İkale icabı işçiden gelmişse; öncelikle bu işçinin istifası anlamına gelmemektedir, Yargıtay, “…işçinin ihbar ve kıdem tazminatı haklarının ödenmesi şartıyla ayrılma talebi istifa olarak değil, olsa olsa ikale yapma yönünde icap biçiminde değerlendirilmelidir.” demektedir. İkale icabının işçiden geldiği durumlarda; Yargıtay 22. HD 2013/37017 E. 2014/196 K. sayılı kararı, “…ikale icabının davacıdan geldiği, bu sebeple tazminatlarına ilaveten ek menfaat sağlanması gerekmediği…” şeklindedir.
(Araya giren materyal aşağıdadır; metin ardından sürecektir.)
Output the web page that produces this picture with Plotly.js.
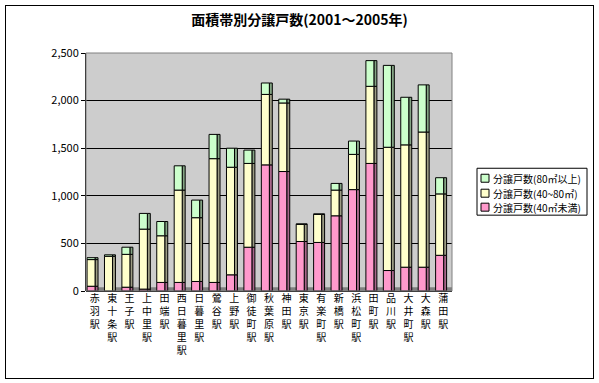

Yani ikale teklifi işçiden geliyorsa, işçinin tazminatlarından başka, ayrı bir ödeme daha yapılmasına gerek yoktur.

         

İkale konusunda; işverene düşen önemli hususlar, ise şu şekildedir: İkalenin ne olduğunu, sonuçlarını işçiye anlatacaktır, ikale sonucunda tazminatlarının tamamını SGK primi, Damga Vergisi ve Gelir Vergisi kesilerek alacağını ve özellikle de işsizlik sigortasından faydalanamayacağı belirtmelidir. İşverenin; tüm bu bilgilendirmelerin yapıldığına ve ikale sözleşmesine serbest iradesiyle ortak olduğuna dair, işçinin imzalı beyanını (mümkünse noterde) alması, kendi yararına olacaktır. Beyandaki imzanın inkar edilmemesi ve irade sakatlığının ispat edilememesinin, davanın reddini gerektirdiği hususu Yargıtay 22. HD. 2013/7017 E. 2014/196 K. sayılı kararına konu olmuştur. Bu davalarda Yargıtay tanık ifadelerine de ihtiyatlı yaklaşmakta, aynı doğrultuda menfaati olan tanığa veya somut olayı görmeyip, geçmiş beyanlarda bulunan tanığa pek itibar etmemektedir. (Y. 9. HD. 2009/39904 E. 2010/37228 K.)

         

İşçi ikale anlaşması yaptıktan sonra; işe iade davası açmışsa, bu konuda Yargıtay 9. HD. 2009/21649 E. 2009/6967 K. sayılı kararında, “…işe iade davası açmış olması, hayatın olağan akışına uygun düşmez….” demektedir.

         

İkale sözleşmesi; şartla, ihtirazi kayıtla, “fazlaya ilişkin haklar saklı tutularak” yapılamaz, . (Y. 9. HD. 2007/13995 E. 2007/27723K. ) İkale anlaşmasına koyulan, “İşçi dava açarsa maaşının on katı cezai şart ödeyecektir..” benzeri kayıtlar işçi aleyhine olduğundan geçersizdir.

         

İkale; genellikle, işverenlerle üst düzey şirket yöneticileri arasında veya işveren tarafından toplu işçi çıkarımlarında karşımıza çıkmaktadır.